I don’t want to do this today.
Not the have children, stay at home, reap the rewards of a smile and a hug, part. But the sassy mouth, “Mommy I want…”, fighting children, diaper changing, food preparing, nose wiping, “Mommy, Mommy, Mommy”, part of it.
I suppose I am just burnt out. Tired of the constant whining, needing, messiness, personality disorders, doing it all alone, days I have. Tired of telling them no, watching them do it anyway, and then having to be the one that disciplines, re-disciplines, and disciplines some more, only to have them do it again.
I am tired.
I don’t want to fold the laundry for the 878th day in a row. Or do the dishes for the second time this morning. Or wipe down the counters, sweep the ever dirty floors, clean messes off the toilets, pick up the toys, the shoes, the many clothes they put on all day, or them for the 50th time in an hour.

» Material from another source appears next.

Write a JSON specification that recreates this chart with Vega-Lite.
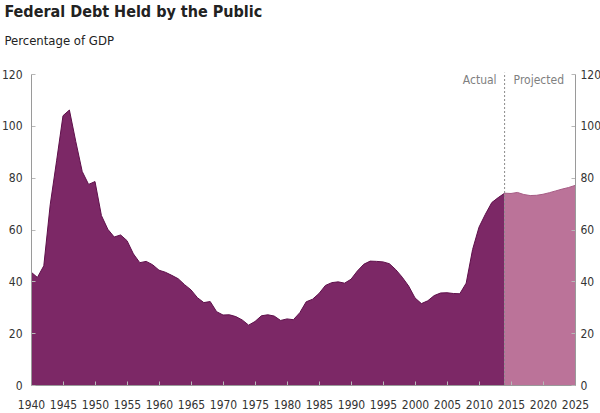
{
  "$schema": "https://vega.github.io/schema/vega-lite/v6.json",
  "width": 544,
  "height": 311,
  "padding": {"left": 1, "top": 4, "right": 0, "bottom": 0},
  "background": "white",
  "title": {
    "text": "Federal Debt Held by the Public",
    "subtitle": "Percentage of GDP",
    "anchor": "start",
    "frame": "bounds",
    "dx": 3,
    "font": "DejaVu Sans Condensed, sans-serif",
    "fontSize": 16,
    "fontWeight": "bold",
    "color": "#222222",
    "subtitleFont": "DejaVu Sans Condensed, sans-serif",
    "subtitleFontSize": 13,
    "subtitleColor": "#222222",
    "subtitlePadding": 15,
    "offset": 20
  },
  "config": {
    "view": {"stroke": null},
    "axis": {
      "labelFont": "DejaVu Sans Condensed, sans-serif",
      "labelFontSize": 12,
      "labelColor": "#333333",
      "domainColor": "#9a9a9a",
      "tickColor": "#b8b8b8",
      "grid": false,
      "title": null
    }
  },
  "data": {
    "values": [
      {"year": 1940, "value": 43.6, "period": "Actual"},
      {"year": 1941, "value": 41.5, "period": "Actual"},
      {"year": 1942, "value": 46.0, "period": "Actual"},
      {"year": 1943, "value": 69.5, "period": "Actual"},
      {"year": 1944, "value": 86.5, "period": "Actual"},
      {"year": 1945, "value": 103.9, "period": "Actual"},
      {"year": 1946, "value": 106.1, "period": "Actual"},
      {"year": 1947, "value": 93.9, "period": "Actual"},
      {"year": 1948, "value": 82.4, "period": "Actual"},
      {"year": 1949, "value": 77.4, "period": "Actual"},
      {"year": 1950, "value": 78.5, "period": "Actual"},
      {"year": 1951, "value": 65.4, "period": "Actual"},
      {"year": 1952, "value": 60.1, "period": "Actual"},
      {"year": 1953, "value": 57.1, "period": "Actual"},
      {"year": 1954, "value": 57.9, "period": "Actual"},
      {"year": 1955, "value": 55.7, "period": "Actual"},
      {"year": 1956, "value": 50.6, "period": "Actual"},
      {"year": 1957, "value": 47.2, "period": "Actual"},
      {"year": 1958, "value": 47.7, "period": "Actual"},
      {"year": 1959, "value": 46.4, "period": "Actual"},
      {"year": 1960, "value": 44.3, "period": "Actual"},
      {"year": 1961, "value": 43.5, "period": "Actual"},
      {"year": 1962, "value": 42.3, "period": "Actual"},
      {"year": 1963, "value": 41.0, "period": "Actual"},
      {"year": 1964, "value": 38.7, "period": "Actual"},
      {"year": 1965, "value": 36.7, "period": "Actual"},
      {"year": 1966, "value": 33.7, "period": "Actual"},
      {"year": 1967, "value": 31.8, "period": "Actual"},
      {"year": 1968, "value": 32.2, "period": "Actual"},
      {"year": 1969, "value": 28.3, "period": "Actual"},
      {"year": 1970, "value": 27.0, "period": "Actual"},
      {"year": 1971, "value": 27.1, "period": "Actual"},
      {"year": 1972, "value": 26.4, "period": "Actual"},
      {"year": 1973, "value": 25.1, "period": "Actual"},
      {"year": 1974, "value": 23.1, "period": "Actual"},
      {"year": 1975, "value": 24.5, "period": "Actual"},
      {"year": 1976, "value": 26.7, "period": "Actual"},
      {"year": 1977, "value": 27.1, "period": "Actual"},
      {"year": 1978, "value": 26.6, "period": "Actual"},
      {"year": 1979, "value": 24.9, "period": "Actual"},
      {"year": 1980, "value": 25.5, "period": "Actual"},
      {"year": 1981, "value": 25.2, "period": "Actual"},
      {"year": 1982, "value": 27.9, "period": "Actual"},
      {"year": 1983, "value": 32.1, "period": "Actual"},
      {"year": 1984, "value": 33.1, "period": "Actual"},
      {"year": 1985, "value": 35.3, "period": "Actual"},
      {"year": 1986, "value": 38.4, "period": "Actual"},
      {"year": 1987, "value": 39.5, "period": "Actual"},
      {"year": 1988, "value": 39.8, "period": "Actual"},
      {"year": 1989, "value": 39.3, "period": "Actual"},
      {"year": 1990, "value": 40.8, "period": "Actual"},
      {"year": 1991, "value": 44.0, "period": "Actual"},
      {"year": 1992, "value": 46.6, "period": "Actual"},
      {"year": 1993, "value": 47.8, "period": "Actual"},
      {"year": 1994, "value": 47.7, "period": "Actual"},
      {"year": 1995, "value": 47.5, "period": "Actual"},
      {"year": 1996, "value": 46.8, "period": "Actual"},
      {"year": 1997, "value": 44.5, "period": "Actual"},
      {"year": 1998, "value": 41.6, "period": "Actual"},
      {"year": 1999, "value": 38.2, "period": "Actual"},
      {"year": 2000, "value": 33.6, "period": "Actual"},
      {"year": 2001, "value": 31.4, "period": "Actual"},
      {"year": 2002, "value": 32.5, "period": "Actual"},
      {"year": 2003, "value": 34.5, "period": "Actual"},
      {"year": 2004, "value": 35.5, "period": "Actual"},
      {"year": 2005, "value": 35.6, "period": "Actual"},
      {"year": 2006, "value": 35.3, "period": "Actual"},
      {"year": 2007, "value": 35.2, "period": "Actual"},
      {"year": 2008, "value": 39.3, "period": "Actual"},
      {"year": 2009, "value": 52.3, "period": "Actual"},
      {"year": 2010, "value": 60.9, "period": "Actual"},
      {"year": 2011, "value": 65.9, "period": "Actual"},
      {"year": 2012, "value": 70.4, "period": "Actual"},
      {"year": 2013, "value": 72.3, "period": "Actual"},
      {"year": 2014, "value": 74.0, "period": "Actual"},
      {"year": 2014, "value": 74.0, "period": "Projected"},
      {"year": 2015, "value": 73.9, "period": "Projected"},
      {"year": 2016, "value": 74.3, "period": "Projected"},
      {"year": 2017, "value": 73.5, "period": "Projected"},
      {"year": 2018, "value": 73.1, "period": "Projected"},
      {"year": 2019, "value": 73.2, "period": "Projected"},
      {"year": 2020, "value": 73.6, "period": "Projected"},
      {"year": 2021, "value": 74.2, "period": "Projected"},
      {"year": 2022, "value": 74.9, "period": "Projected"},
      {"year": 2023, "value": 75.6, "period": "Projected"},
      {"year": 2024, "value": 76.2, "period": "Projected"},
      {"year": 2025, "value": 77.0, "period": "Projected"}
    ]
  },
  "encoding": {
    "x": {
      "field": "year",
      "type": "quantitative",
      "scale": {"domain": [1940, 2025], "nice": false, "zero": false},
      "axis": {
        "values": [1940, 1945, 1950, 1955, 1960, 1965, 1970, 1975, 1980, 1985, 1990, 1995, 2000, 2005, 2010, 2015, 2020, 2025],
        "format": "d",
        "tickSize": -4,
        "labelPadding": 18,
        "labelFlush": false,
        "labelOverlap": false,
        "zindex": 1
      }
    }
  },
  "layer": [
    {
      "transform": [{"filter": "datum.period === 'Actual'"}],
      "mark": {"type": "area", "color": "#7c2866", "opacity": 1, "line": {"color": "#5e0f4a", "strokeWidth": 1}},
      "encoding": {
        "y": {
          "field": "value",
          "type": "quantitative",
          "scale": {"domain": [0, 120], "nice": false},
          "axis": {"orient": "left", "values": [0, 20, 40, 60, 80, 100, 120], "tickSize": -4, "labelPadding": 13, "zindex": 1}
        }
      }
    },
    {
      "transform": [{"filter": "datum.period === 'Projected'"}],
      "mark": {"type": "area", "color": "#bb7399", "opacity": 1, "line": {"color": "#a65c85", "strokeWidth": 1}},
      "encoding": {
        "y": {
          "field": "value",
          "type": "quantitative",
          "scale": {"domain": [0, 120], "nice": false},
          "axis": {"orient": "right", "values": [0, 20, 40, 60, 80, 100, 120], "tickSize": -4, "labelPadding": 9, "zindex": 1}
        }
      }
    },
    {
      "data": {"values": [{"year": 2014}]},
      "mark": {"type": "rule", "color": "#8a8a8a", "strokeDash": [2, 2], "strokeWidth": 1},
      "encoding": {"x": {"field": "year", "type": "quantitative"}, "y": {"datum": 0, "axis": null}, "y2": {"datum": 120.5}}
    },
    {
      "data": {"values": [{"year": 2014, "label": "Actual"}]},
      "mark": {"type": "text", "align": "right", "baseline": "middle", "dx": -8, "font": "DejaVu Sans Condensed, sans-serif", "fontSize": 12, "color": "#808080"},
      "encoding": {"x": {"field": "year", "type": "quantitative"}, "y": {"datum": 117.6, "axis": null}, "text": {"field": "label"}}
    },
    {
      "data": {"values": [{"year": 2014, "label": "Projected"}]},
      "mark": {"type": "text", "align": "left", "baseline": "middle", "dx": 9, "font": "DejaVu Sans Condensed, sans-serif", "fontSize": 12, "color": "#808080"},
      "encoding": {"x": {"field": "year", "type": "quantitative"}, "y": {"datum": 117.6, "axis": null}, "text": {"field": "label"}}
    }
  ],
  "resolve": {"axis": {"y": "independent"}}
}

I am tired of the constant, unwavering, screaming and fighting and hitting – them, not me – pushing, shoving, smacking, yelling, inability to share, crying relationship they all have with each other.
I really do just need to go buy that ref uniform, put it on over my maid’s uniform, and layer it with my apron.
Most days, I am ok. Happy to oblige and put effort into my daily life and parenting of my little girls. Most days I get up and want to do better. Accomplish more than the mundane, rigorous, routine of it all. Twenty percent of the time, I succeed. The rest of the time, I just resolve to try again tomorrow.
Today, I don’t want to try.
I want to sit. Stare. Not listen. Do nothing. And have peace.
It won’t happen, I know that. And I will get up and shut off my computer and get it done. Because it is my job. A job generously given to me by God. A job I asked for, even if I did not read the fine print. A job, on most days, I really try to excel at.
But today. I don’t want to do this today.